YOUR INSTRUCTIONS:
List every line below containing "this".

DATA SUPPLIED:

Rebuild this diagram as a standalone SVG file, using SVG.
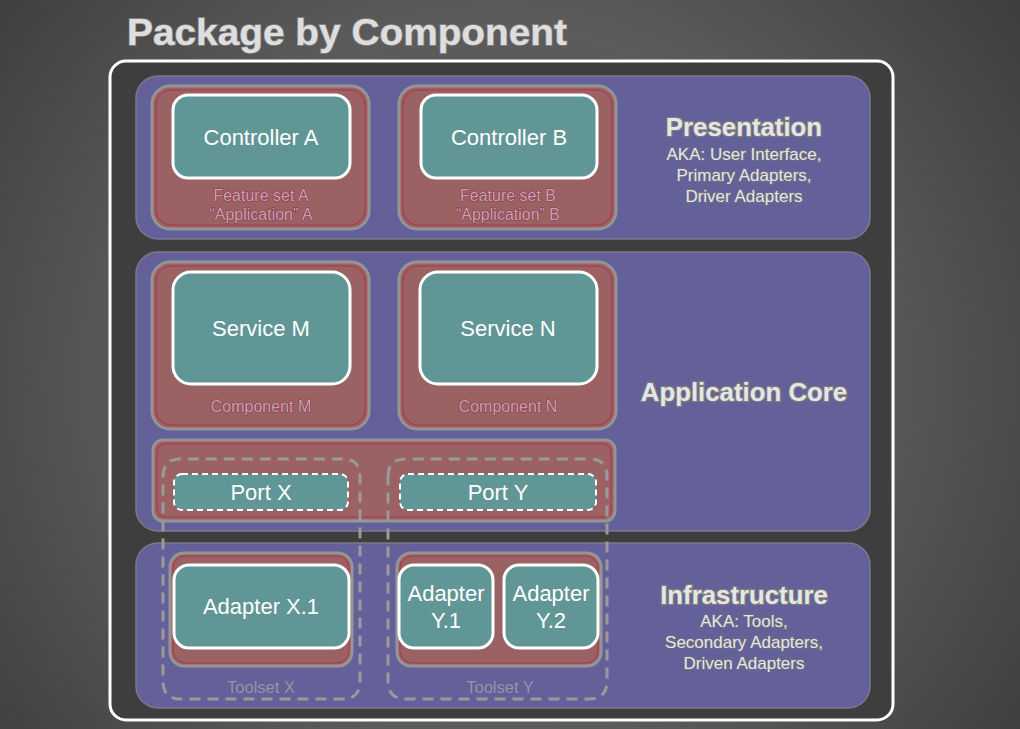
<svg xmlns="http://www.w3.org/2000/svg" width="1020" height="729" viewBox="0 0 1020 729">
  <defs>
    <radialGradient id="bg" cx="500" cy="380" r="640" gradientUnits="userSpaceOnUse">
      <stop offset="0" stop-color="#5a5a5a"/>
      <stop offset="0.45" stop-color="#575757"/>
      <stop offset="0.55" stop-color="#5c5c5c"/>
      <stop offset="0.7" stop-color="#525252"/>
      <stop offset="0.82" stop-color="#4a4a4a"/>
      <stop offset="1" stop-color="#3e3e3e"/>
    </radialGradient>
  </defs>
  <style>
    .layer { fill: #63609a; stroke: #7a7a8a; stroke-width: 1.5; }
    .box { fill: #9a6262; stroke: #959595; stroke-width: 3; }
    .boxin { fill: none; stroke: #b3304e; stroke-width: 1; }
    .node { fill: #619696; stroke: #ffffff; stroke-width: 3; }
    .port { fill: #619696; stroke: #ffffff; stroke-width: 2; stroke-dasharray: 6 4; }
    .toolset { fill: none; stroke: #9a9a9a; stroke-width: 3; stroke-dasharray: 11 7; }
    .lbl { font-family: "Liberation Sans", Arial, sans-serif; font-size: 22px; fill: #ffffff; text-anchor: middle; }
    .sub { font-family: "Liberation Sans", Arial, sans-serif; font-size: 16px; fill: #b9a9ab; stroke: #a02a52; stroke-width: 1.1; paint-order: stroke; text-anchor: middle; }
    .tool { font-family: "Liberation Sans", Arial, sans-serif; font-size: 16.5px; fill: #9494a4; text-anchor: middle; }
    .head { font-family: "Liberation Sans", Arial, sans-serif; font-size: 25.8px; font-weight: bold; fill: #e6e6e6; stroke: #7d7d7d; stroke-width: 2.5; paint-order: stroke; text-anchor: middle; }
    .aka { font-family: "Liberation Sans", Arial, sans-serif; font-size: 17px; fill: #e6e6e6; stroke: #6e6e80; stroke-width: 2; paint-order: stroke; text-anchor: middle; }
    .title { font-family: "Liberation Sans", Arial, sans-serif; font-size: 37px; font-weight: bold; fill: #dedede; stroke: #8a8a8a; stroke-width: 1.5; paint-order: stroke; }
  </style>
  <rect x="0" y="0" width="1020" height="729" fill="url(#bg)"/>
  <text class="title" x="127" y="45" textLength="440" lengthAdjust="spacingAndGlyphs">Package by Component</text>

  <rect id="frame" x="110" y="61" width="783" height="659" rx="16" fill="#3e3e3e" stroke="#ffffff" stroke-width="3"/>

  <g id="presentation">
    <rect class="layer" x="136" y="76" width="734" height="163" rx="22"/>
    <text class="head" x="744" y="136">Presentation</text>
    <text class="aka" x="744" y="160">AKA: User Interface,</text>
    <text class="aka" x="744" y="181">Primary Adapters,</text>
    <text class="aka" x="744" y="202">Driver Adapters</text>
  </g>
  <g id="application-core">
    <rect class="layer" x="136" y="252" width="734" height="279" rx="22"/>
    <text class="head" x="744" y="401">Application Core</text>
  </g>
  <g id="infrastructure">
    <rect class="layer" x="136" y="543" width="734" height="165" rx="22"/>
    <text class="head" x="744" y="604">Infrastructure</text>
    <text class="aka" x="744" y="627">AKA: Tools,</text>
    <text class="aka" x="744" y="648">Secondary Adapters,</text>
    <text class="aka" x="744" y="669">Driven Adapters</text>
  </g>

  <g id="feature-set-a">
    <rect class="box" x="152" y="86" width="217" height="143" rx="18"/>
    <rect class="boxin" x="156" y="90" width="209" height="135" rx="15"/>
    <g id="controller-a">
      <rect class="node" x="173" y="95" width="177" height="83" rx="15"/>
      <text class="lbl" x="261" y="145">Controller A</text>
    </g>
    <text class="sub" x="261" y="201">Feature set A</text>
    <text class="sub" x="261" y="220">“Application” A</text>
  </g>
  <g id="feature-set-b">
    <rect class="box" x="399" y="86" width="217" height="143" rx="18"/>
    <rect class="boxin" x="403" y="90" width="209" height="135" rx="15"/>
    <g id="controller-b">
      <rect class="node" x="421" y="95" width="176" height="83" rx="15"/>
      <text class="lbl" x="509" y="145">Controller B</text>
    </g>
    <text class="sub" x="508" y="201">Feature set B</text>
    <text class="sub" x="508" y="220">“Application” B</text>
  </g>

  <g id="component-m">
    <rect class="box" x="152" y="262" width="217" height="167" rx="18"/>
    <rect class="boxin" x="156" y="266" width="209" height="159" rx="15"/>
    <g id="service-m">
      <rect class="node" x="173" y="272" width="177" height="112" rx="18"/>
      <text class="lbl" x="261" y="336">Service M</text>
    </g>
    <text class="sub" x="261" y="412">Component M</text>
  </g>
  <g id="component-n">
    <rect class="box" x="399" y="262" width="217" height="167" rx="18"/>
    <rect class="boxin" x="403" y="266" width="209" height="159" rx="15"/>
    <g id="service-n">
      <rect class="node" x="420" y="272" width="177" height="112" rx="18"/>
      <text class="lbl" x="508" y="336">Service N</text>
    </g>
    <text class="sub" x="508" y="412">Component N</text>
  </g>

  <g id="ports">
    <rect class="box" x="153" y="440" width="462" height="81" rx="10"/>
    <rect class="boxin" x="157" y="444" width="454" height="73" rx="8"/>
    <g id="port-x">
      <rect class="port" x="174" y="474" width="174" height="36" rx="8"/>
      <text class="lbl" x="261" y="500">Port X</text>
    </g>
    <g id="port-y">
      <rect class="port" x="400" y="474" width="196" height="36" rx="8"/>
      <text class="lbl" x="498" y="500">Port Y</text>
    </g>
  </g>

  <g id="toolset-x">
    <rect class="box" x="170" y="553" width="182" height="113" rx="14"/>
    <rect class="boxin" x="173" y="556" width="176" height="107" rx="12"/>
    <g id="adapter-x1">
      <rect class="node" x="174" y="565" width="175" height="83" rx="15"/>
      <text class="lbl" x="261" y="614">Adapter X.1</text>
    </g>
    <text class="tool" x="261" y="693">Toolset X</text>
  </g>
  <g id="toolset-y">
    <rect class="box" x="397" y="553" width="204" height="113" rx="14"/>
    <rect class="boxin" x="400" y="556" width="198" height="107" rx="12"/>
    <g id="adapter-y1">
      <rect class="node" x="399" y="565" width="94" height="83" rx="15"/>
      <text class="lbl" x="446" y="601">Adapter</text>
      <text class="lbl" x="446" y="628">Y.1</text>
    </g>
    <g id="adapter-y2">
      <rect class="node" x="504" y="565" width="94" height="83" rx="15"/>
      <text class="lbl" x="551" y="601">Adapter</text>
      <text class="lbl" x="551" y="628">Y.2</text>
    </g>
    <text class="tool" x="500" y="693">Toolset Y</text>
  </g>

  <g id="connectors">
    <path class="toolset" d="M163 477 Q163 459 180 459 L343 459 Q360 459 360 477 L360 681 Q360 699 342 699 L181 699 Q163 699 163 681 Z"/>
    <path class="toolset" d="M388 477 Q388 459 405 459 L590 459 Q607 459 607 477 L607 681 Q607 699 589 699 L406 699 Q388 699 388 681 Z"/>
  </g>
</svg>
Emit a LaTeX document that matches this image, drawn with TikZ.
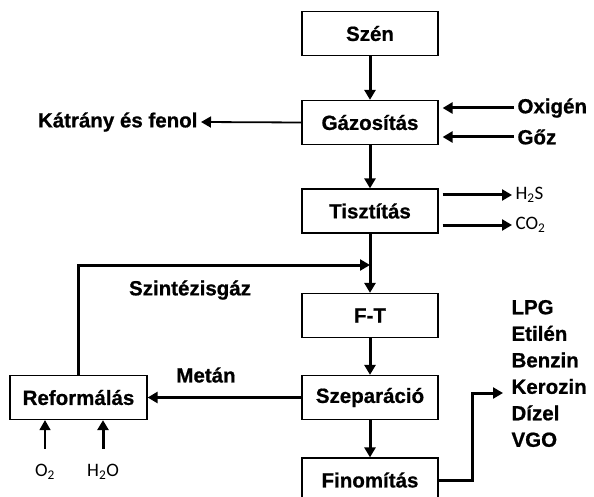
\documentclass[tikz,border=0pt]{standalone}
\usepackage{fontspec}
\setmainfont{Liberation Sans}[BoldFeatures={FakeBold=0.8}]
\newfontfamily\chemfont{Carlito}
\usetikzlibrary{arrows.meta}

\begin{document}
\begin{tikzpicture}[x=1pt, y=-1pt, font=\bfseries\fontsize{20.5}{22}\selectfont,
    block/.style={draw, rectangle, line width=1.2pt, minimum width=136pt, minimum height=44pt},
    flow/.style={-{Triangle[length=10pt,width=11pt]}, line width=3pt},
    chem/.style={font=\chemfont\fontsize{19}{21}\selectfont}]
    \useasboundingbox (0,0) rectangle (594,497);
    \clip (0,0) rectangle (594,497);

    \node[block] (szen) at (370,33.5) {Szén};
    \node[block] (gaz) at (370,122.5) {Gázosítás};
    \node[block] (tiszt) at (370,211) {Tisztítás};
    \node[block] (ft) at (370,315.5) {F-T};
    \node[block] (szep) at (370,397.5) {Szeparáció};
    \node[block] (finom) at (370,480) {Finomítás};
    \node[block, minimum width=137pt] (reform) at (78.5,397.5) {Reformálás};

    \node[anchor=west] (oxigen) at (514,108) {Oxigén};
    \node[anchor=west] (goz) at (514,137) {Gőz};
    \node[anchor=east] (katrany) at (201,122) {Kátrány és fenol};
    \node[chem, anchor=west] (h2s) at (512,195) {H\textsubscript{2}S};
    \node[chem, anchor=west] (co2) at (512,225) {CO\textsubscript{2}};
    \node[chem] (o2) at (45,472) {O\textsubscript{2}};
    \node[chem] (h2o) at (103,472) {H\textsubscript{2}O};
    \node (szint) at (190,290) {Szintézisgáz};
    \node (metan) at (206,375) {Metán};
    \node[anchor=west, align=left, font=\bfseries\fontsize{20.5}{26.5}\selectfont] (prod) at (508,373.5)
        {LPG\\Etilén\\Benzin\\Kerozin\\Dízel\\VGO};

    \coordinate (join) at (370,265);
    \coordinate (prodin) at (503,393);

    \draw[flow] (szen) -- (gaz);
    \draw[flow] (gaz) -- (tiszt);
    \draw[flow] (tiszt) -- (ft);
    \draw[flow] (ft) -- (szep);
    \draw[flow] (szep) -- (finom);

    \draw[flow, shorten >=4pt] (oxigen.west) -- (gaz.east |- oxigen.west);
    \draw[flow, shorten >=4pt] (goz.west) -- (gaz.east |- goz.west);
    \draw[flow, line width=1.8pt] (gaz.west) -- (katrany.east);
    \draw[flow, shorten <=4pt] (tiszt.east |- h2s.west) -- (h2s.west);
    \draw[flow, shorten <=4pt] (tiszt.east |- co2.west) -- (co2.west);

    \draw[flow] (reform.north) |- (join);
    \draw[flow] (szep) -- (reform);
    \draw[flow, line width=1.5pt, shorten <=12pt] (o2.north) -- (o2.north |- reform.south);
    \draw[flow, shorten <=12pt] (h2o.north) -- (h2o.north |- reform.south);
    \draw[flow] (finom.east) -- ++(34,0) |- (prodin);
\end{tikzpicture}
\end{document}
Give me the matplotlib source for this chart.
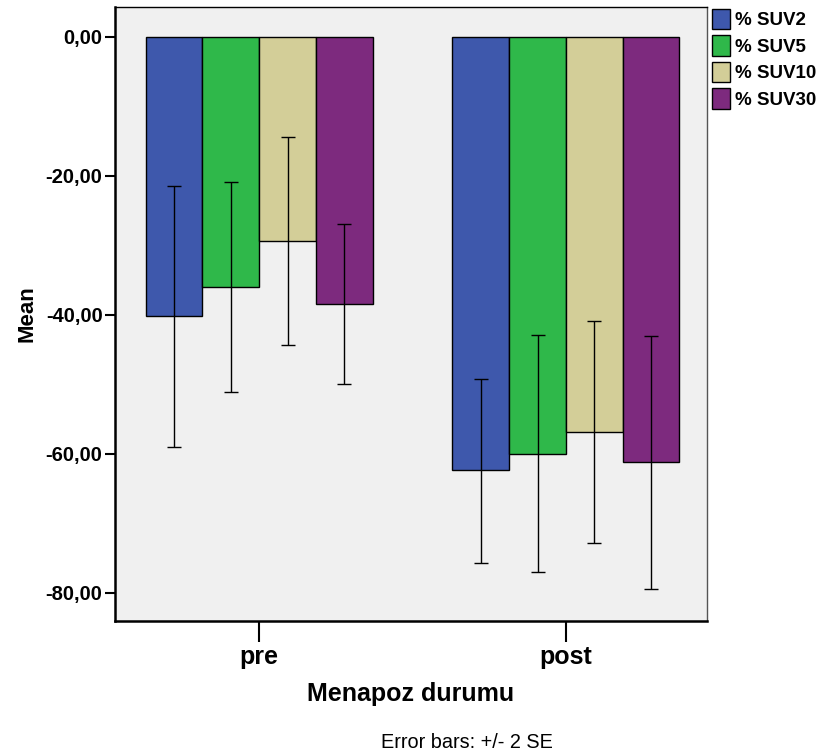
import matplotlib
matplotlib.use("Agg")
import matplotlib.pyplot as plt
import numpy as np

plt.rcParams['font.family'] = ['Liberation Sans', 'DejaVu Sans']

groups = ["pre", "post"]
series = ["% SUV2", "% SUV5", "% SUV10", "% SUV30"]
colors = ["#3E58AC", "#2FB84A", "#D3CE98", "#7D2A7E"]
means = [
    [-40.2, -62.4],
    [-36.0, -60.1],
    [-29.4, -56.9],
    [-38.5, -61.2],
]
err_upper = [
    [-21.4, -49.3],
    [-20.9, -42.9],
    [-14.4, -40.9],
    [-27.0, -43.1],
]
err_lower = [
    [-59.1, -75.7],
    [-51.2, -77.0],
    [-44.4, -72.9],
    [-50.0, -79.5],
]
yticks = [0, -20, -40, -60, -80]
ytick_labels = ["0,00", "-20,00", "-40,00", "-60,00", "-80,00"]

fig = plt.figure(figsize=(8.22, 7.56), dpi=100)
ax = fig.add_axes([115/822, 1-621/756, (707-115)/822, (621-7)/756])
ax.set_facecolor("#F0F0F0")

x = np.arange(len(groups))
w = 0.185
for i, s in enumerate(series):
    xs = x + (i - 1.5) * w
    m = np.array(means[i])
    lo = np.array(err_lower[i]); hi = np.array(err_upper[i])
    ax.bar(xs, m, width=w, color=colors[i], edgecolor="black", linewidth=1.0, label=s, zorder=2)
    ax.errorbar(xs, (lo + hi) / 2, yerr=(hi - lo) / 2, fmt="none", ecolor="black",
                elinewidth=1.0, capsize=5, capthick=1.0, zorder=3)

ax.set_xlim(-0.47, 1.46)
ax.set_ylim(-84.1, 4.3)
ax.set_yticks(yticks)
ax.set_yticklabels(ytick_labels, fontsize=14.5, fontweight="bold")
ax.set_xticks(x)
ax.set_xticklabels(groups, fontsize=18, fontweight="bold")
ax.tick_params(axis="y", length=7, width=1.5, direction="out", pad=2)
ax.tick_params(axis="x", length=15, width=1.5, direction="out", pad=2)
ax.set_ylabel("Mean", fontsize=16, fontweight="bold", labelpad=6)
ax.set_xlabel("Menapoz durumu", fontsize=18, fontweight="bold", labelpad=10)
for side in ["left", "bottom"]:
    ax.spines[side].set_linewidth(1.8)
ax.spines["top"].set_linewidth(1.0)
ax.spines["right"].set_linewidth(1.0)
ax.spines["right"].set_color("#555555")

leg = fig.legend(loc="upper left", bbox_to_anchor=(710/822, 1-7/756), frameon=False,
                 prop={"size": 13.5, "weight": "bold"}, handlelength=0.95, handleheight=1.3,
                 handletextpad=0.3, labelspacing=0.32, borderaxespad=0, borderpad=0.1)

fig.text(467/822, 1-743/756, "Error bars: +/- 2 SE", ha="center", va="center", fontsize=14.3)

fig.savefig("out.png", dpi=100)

RESPONSE:
Rebuild this diagram as a standalone SVG file, using SVG.
Emit a LaTeX document that matches this image, drawn with TikZ.
Give me the matplotlib source for this chart.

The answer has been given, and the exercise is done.